> Your task
Skip any picture you find and retype all the remaining lines exactly.

> Data provided
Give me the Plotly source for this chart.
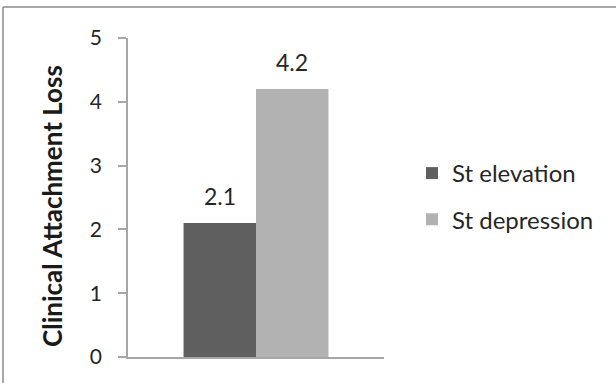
import plotly.graph_objects as go

# Chart data
categories = [""]
series_names = ["St elevation", "St depression"]
series_values = [[2.1], [4.2]]
series_colors = ["#5f5f5f", "#b2b2b2"]
y_ticks = [0, 1, 2, 3, 4, 5]
y_title = "Clinical Attachment Loss"

W, H = 616, 383
ML, MR, MT, MB = 128, 232, 38, 26
plot_w = W - ML - MR
plot_h = H - MT - MB

FONT = "Lato, Open Sans, sans-serif"
TXT = "#262626"

fig = go.Figure()
for name, vals, col in zip(series_names, series_values, series_colors):
    fig.add_trace(go.Bar(
        x=categories, y=vals, name=name, legendgroup=name,
        marker=dict(color=col, line=dict(width=0)),
    ))

# value labels above each bar
bargap = 0.434
bar_px = plot_w * (1 - bargap) / len(series_names)
for i, vals in enumerate(series_values):
    shift = (i - (len(series_names) - 1) / 2) * bar_px
    for c, v in zip(categories, vals):
        fig.add_annotation(
            x=c, y=v, text=f"{v}", showarrow=False,
            xshift=shift, yshift=11, yanchor="bottom",
            font=dict(family=FONT, size=23, color=TXT),
        )

def px_to_paper_x(px):
    return (px - ML) / plot_w

def px_to_paper_y(py):
    return (H - MB - py) / plot_h

# rotated y-axis title
fig.add_annotation(
    xref="paper", yref="paper",
    x=px_to_paper_x(52), y=px_to_paper_y(206),
    xanchor="center", yanchor="middle", textangle=-90,
    text=f"<b>{y_title}</b>", showarrow=False,
    font=dict(family=FONT, size=26, color="#1a1a1a"),
)

# frame lines (top and left edges of the chart area)
frame = dict(color="#8a8a8a", width=1.5)
fig.add_shape(type="line", xref="paper", yref="paper",
              x0=px_to_paper_x(3), x1=px_to_paper_x(W + 5),
              y0=px_to_paper_y(7), y1=px_to_paper_y(7), line=frame)
fig.add_shape(type="line", xref="paper", yref="paper",
              x0=px_to_paper_x(3), x1=px_to_paper_x(3),
              y0=px_to_paper_y(7), y1=px_to_paper_y(H + 5), line=frame)

fig.update_layout(
    width=W, height=H,
    margin=dict(l=ML, r=MR, t=MT, b=MB),
    paper_bgcolor="white", plot_bgcolor="white",
    barmode="group", bargap=bargap, bargroupgap=0,
    font=dict(family=FONT, size=23, color=TXT),
    showlegend=True,
    legend=dict(
        x=px_to_paper_x(412), y=px_to_paper_y(151),
        xanchor="left", yanchor="top",
        font=dict(family=FONT, size=24, color=TXT),
        tracegroupgap=12, traceorder="grouped",
        itemwidth=30, bgcolor="rgba(0,0,0,0)",
    ),
    xaxis=dict(
        showline=True, linecolor="#a6a6a6", linewidth=1.5,
        showticklabels=False, ticks="", showgrid=False,
        range=[-0.5, 0.5], fixedrange=True,
    ),
    yaxis=dict(
        range=[0, 5], tickvals=y_ticks, ticktext=[str(t) for t in y_ticks],
        showline=True, linecolor="#a6a6a6", linewidth=1.5,
        ticks="outside", ticklen=8, tickcolor="#a6a6a6", tickwidth=1.5,
        ticklabelstandoff=12,
        showgrid=False, zeroline=False,
        tickfont=dict(family=FONT, size=21, color=TXT),
    ),
)

fig.write_html("out.html")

> Exercise output
Give me the Plotly source for this chart.
import plotly.graph_objects as go

# Chart data
categories = [""]
series_names = ["St elevation", "St depression"]
series_values = [[2.1], [4.2]]
series_colors = ["#5f5f5f", "#b2b2b2"]
y_ticks = [0, 1, 2, 3, 4, 5]
y_title = "Clinical Attachment Loss"

W, H = 616, 383
ML, MR, MT, MB = 128, 232, 38, 26
plot_w = W - ML - MR
plot_h = H - MT - MB

FONT = "Lato, Open Sans, sans-serif"
TXT = "#262626"

fig = go.Figure()
for name, vals, col in zip(series_names, series_values, series_colors):
    fig.add_trace(go.Bar(
        x=categories, y=vals, name=name, legendgroup=name,
        marker=dict(color=col, line=dict(width=0)),
    ))

# value labels above each bar
bargap = 0.434
bar_px = plot_w * (1 - bargap) / len(series_names)
for i, vals in enumerate(series_values):
    shift = (i - (len(series_names) - 1) / 2) * bar_px
    for c, v in zip(categories, vals):
        fig.add_annotation(
            x=c, y=v, text=f"{v}", showarrow=False,
            xshift=shift, yshift=11, yanchor="bottom",
            font=dict(family=FONT, size=23, color=TXT),
        )

def px_to_paper_x(px):
    return (px - ML) / plot_w

def px_to_paper_y(py):
    return (H - MB - py) / plot_h

# rotated y-axis title
fig.add_annotation(
    xref="paper", yref="paper",
    x=px_to_paper_x(52), y=px_to_paper_y(206),
    xanchor="center", yanchor="middle", textangle=-90,
    text=f"<b>{y_title}</b>", showarrow=False,
    font=dict(family=FONT, size=26, color="#1a1a1a"),
)

# frame lines (top and left edges of the chart area)
frame = dict(color="#8a8a8a", width=1.5)
fig.add_shape(type="line", xref="paper", yref="paper",
              x0=px_to_paper_x(3), x1=px_to_paper_x(W + 5),
              y0=px_to_paper_y(7), y1=px_to_paper_y(7), line=frame)
fig.add_shape(type="line", xref="paper", yref="paper",
              x0=px_to_paper_x(3), x1=px_to_paper_x(3),
              y0=px_to_paper_y(7), y1=px_to_paper_y(H + 5), line=frame)

fig.update_layout(
    width=W, height=H,
    margin=dict(l=ML, r=MR, t=MT, b=MB),
    paper_bgcolor="white", plot_bgcolor="white",
    barmode="group", bargap=bargap, bargroupgap=0,
    font=dict(family=FONT, size=23, color=TXT),
    showlegend=True,
    legend=dict(
        x=px_to_paper_x(412), y=px_to_paper_y(151),
        xanchor="left", yanchor="top",
        font=dict(family=FONT, size=24, color=TXT),
        tracegroupgap=12, traceorder="grouped",
        itemwidth=30, bgcolor="rgba(0,0,0,0)",
    ),
    xaxis=dict(
        showline=True, linecolor="#a6a6a6", linewidth=1.5,
        showticklabels=False, ticks="", showgrid=False,
        range=[-0.5, 0.5], fixedrange=True,
    ),
    yaxis=dict(
        range=[0, 5], tickvals=y_ticks, ticktext=[str(t) for t in y_ticks],
        showline=True, linecolor="#a6a6a6", linewidth=1.5,
        ticks="outside", ticklen=8, tickcolor="#a6a6a6", tickwidth=1.5,
        ticklabelstandoff=12,
        showgrid=False, zeroline=False,
        tickfont=dict(family=FONT, size=21, color=TXT),
    ),
)

fig.write_html("out.html")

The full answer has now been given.